* _Short task_: Your task is to copy every line of the records below that contains "this".

::: Information provided

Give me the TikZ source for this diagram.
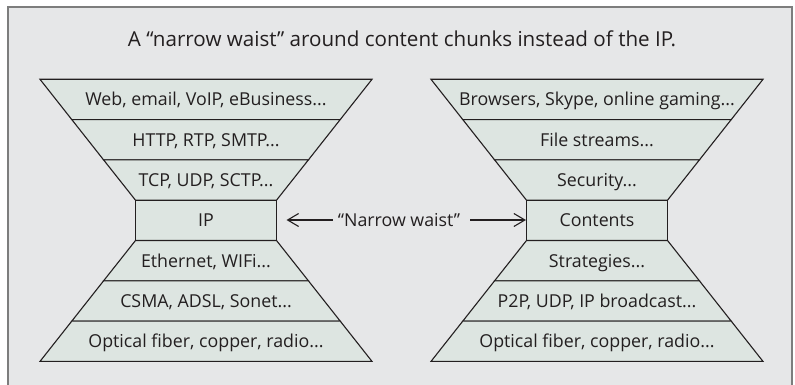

::::::
::: Information provided

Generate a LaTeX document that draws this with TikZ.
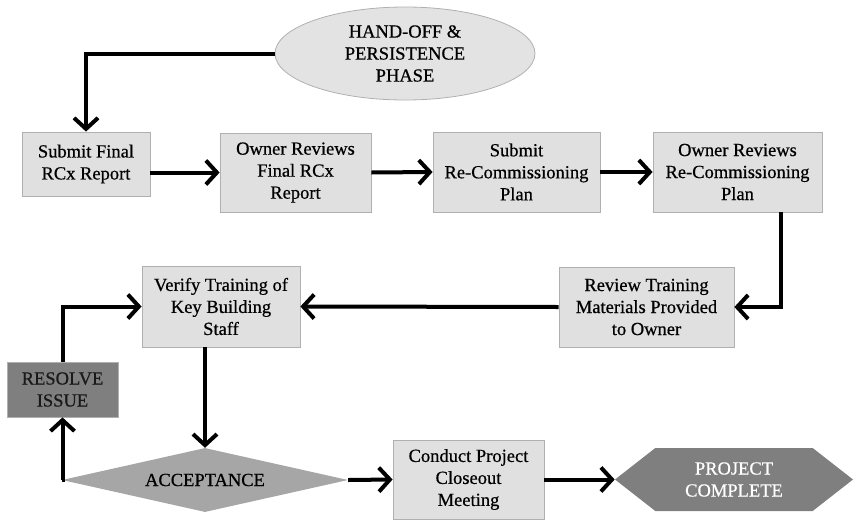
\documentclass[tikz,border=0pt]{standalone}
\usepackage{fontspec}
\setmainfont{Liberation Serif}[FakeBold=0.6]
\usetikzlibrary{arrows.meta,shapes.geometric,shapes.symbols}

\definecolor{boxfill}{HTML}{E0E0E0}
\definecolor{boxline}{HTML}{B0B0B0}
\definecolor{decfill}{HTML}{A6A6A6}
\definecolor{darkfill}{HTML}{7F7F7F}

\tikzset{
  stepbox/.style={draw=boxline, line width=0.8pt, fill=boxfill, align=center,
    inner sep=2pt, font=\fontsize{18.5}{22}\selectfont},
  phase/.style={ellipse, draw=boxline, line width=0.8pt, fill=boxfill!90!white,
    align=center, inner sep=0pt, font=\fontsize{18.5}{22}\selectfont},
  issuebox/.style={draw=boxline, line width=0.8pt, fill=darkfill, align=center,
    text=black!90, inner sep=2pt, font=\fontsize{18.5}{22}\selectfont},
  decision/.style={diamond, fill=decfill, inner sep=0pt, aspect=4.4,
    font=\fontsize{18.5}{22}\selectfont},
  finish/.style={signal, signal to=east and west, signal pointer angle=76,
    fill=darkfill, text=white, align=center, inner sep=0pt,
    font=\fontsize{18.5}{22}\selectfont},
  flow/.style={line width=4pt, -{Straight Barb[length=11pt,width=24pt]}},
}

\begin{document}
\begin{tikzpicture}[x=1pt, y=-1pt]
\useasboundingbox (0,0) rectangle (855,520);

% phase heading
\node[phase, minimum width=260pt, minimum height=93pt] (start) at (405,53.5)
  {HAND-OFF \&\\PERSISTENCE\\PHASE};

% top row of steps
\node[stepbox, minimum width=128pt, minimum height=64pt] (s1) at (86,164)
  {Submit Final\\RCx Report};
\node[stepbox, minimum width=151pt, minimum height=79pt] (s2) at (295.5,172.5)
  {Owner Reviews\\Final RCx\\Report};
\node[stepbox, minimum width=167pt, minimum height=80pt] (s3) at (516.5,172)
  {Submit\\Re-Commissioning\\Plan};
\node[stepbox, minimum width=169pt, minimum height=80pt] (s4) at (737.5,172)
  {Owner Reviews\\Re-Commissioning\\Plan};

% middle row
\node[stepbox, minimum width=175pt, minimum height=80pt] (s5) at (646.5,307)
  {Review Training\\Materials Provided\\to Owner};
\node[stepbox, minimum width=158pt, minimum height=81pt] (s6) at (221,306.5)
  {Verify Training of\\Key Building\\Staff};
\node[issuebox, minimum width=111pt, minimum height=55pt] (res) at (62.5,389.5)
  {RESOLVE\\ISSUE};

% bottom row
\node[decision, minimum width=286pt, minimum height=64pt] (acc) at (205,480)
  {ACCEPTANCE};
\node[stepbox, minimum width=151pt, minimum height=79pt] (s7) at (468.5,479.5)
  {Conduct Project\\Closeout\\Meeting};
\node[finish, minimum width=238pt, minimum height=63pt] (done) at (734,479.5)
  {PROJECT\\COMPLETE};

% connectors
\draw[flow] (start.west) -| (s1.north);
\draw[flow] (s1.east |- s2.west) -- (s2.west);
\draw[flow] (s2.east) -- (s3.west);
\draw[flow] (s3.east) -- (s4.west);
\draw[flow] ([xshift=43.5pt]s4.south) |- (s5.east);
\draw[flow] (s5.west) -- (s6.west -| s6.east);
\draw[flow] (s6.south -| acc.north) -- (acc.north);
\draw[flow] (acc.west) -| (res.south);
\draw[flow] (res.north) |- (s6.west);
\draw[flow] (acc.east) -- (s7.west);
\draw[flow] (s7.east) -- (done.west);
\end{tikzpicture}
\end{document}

::::::

* _Exercise solution_:
Give me the TikZ source for this diagram.
Generate a LaTeX document that draws this with TikZ.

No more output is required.